• Data extract:
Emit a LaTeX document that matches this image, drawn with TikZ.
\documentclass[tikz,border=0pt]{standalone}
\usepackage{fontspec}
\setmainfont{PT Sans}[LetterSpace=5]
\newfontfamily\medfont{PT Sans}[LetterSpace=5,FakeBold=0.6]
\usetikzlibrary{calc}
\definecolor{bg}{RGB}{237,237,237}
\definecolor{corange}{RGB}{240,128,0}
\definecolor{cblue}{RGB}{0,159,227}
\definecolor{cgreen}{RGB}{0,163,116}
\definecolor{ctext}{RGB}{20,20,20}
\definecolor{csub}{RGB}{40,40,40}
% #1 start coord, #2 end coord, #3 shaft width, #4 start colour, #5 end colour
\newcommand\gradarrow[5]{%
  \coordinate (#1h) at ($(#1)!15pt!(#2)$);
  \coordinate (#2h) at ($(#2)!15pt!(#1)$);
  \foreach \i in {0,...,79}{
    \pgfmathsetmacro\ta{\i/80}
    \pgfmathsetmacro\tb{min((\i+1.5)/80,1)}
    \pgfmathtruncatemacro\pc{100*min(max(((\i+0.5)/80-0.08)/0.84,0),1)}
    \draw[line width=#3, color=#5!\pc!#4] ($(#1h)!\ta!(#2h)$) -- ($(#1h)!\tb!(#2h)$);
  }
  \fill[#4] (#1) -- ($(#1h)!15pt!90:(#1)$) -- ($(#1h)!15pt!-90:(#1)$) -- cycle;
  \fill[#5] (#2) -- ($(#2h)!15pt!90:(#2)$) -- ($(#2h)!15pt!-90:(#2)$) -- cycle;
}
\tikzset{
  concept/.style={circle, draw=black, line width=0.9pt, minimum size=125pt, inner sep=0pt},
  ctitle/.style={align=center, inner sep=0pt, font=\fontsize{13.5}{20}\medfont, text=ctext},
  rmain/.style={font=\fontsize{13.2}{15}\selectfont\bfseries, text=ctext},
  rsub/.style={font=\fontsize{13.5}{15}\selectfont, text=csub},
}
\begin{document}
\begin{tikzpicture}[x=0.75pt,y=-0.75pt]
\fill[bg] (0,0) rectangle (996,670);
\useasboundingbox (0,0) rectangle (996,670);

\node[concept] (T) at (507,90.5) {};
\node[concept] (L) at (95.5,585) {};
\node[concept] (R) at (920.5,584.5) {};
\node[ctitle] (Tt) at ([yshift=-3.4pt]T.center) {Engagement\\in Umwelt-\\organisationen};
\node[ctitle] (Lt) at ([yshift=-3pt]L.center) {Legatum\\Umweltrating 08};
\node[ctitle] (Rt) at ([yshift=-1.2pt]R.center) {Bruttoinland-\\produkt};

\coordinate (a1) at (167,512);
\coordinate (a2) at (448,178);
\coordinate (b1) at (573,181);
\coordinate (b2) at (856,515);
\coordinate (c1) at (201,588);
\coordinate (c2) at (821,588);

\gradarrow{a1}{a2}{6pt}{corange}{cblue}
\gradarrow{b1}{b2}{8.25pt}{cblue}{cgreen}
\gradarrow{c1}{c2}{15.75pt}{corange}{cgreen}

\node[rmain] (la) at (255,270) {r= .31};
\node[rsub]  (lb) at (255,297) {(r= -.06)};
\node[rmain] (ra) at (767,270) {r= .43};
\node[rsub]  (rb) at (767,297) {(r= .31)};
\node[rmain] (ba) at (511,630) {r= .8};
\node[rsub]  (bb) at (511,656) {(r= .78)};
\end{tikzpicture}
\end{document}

• What you will do: Repeat the data in its entirety, character for character.

• Written answer:
Emit a LaTeX document that matches this image, drawn with TikZ.
\documentclass[tikz,border=0pt]{standalone}
\usepackage{fontspec}
\setmainfont{PT Sans}[LetterSpace=5]
\newfontfamily\medfont{PT Sans}[LetterSpace=5,FakeBold=0.6]
\usetikzlibrary{calc}
\definecolor{bg}{RGB}{237,237,237}
\definecolor{corange}{RGB}{240,128,0}
\definecolor{cblue}{RGB}{0,159,227}
\definecolor{cgreen}{RGB}{0,163,116}
\definecolor{ctext}{RGB}{20,20,20}
\definecolor{csub}{RGB}{40,40,40}
% #1 start coord, #2 end coord, #3 shaft width, #4 start colour, #5 end colour
\newcommand\gradarrow[5]{%
  \coordinate (#1h) at ($(#1)!15pt!(#2)$);
  \coordinate (#2h) at ($(#2)!15pt!(#1)$);
  \foreach \i in {0,...,79}{
    \pgfmathsetmacro\ta{\i/80}
    \pgfmathsetmacro\tb{min((\i+1.5)/80,1)}
    \pgfmathtruncatemacro\pc{100*min(max(((\i+0.5)/80-0.08)/0.84,0),1)}
    \draw[line width=#3, color=#5!\pc!#4] ($(#1h)!\ta!(#2h)$) -- ($(#1h)!\tb!(#2h)$);
  }
  \fill[#4] (#1) -- ($(#1h)!15pt!90:(#1)$) -- ($(#1h)!15pt!-90:(#1)$) -- cycle;
  \fill[#5] (#2) -- ($(#2h)!15pt!90:(#2)$) -- ($(#2h)!15pt!-90:(#2)$) -- cycle;
}
\tikzset{
  concept/.style={circle, draw=black, line width=0.9pt, minimum size=125pt, inner sep=0pt},
  ctitle/.style={align=center, inner sep=0pt, font=\fontsize{13.5}{20}\medfont, text=ctext},
  rmain/.style={font=\fontsize{13.2}{15}\selectfont\bfseries, text=ctext},
  rsub/.style={font=\fontsize{13.5}{15}\selectfont, text=csub},
}
\begin{document}
\begin{tikzpicture}[x=0.75pt,y=-0.75pt]
\fill[bg] (0,0) rectangle (996,670);
\useasboundingbox (0,0) rectangle (996,670);

\node[concept] (T) at (507,90.5) {};
\node[concept] (L) at (95.5,585) {};
\node[concept] (R) at (920.5,584.5) {};
\node[ctitle] (Tt) at ([yshift=-3.4pt]T.center) {Engagement\\in Umwelt-\\organisationen};
\node[ctitle] (Lt) at ([yshift=-3pt]L.center) {Legatum\\Umweltrating 08};
\node[ctitle] (Rt) at ([yshift=-1.2pt]R.center) {Bruttoinland-\\produkt};

\coordinate (a1) at (167,512);
\coordinate (a2) at (448,178);
\coordinate (b1) at (573,181);
\coordinate (b2) at (856,515);
\coordinate (c1) at (201,588);
\coordinate (c2) at (821,588);

\gradarrow{a1}{a2}{6pt}{corange}{cblue}
\gradarrow{b1}{b2}{8.25pt}{cblue}{cgreen}
\gradarrow{c1}{c2}{15.75pt}{corange}{cgreen}

\node[rmain] (la) at (255,270) {r= .31};
\node[rsub]  (lb) at (255,297) {(r= -.06)};
\node[rmain] (ra) at (767,270) {r= .43};
\node[rsub]  (rb) at (767,297) {(r= .31)};
\node[rmain] (ba) at (511,630) {r= .8};
\node[rsub]  (bb) at (511,656) {(r= .78)};
\end{tikzpicture}
\end{document}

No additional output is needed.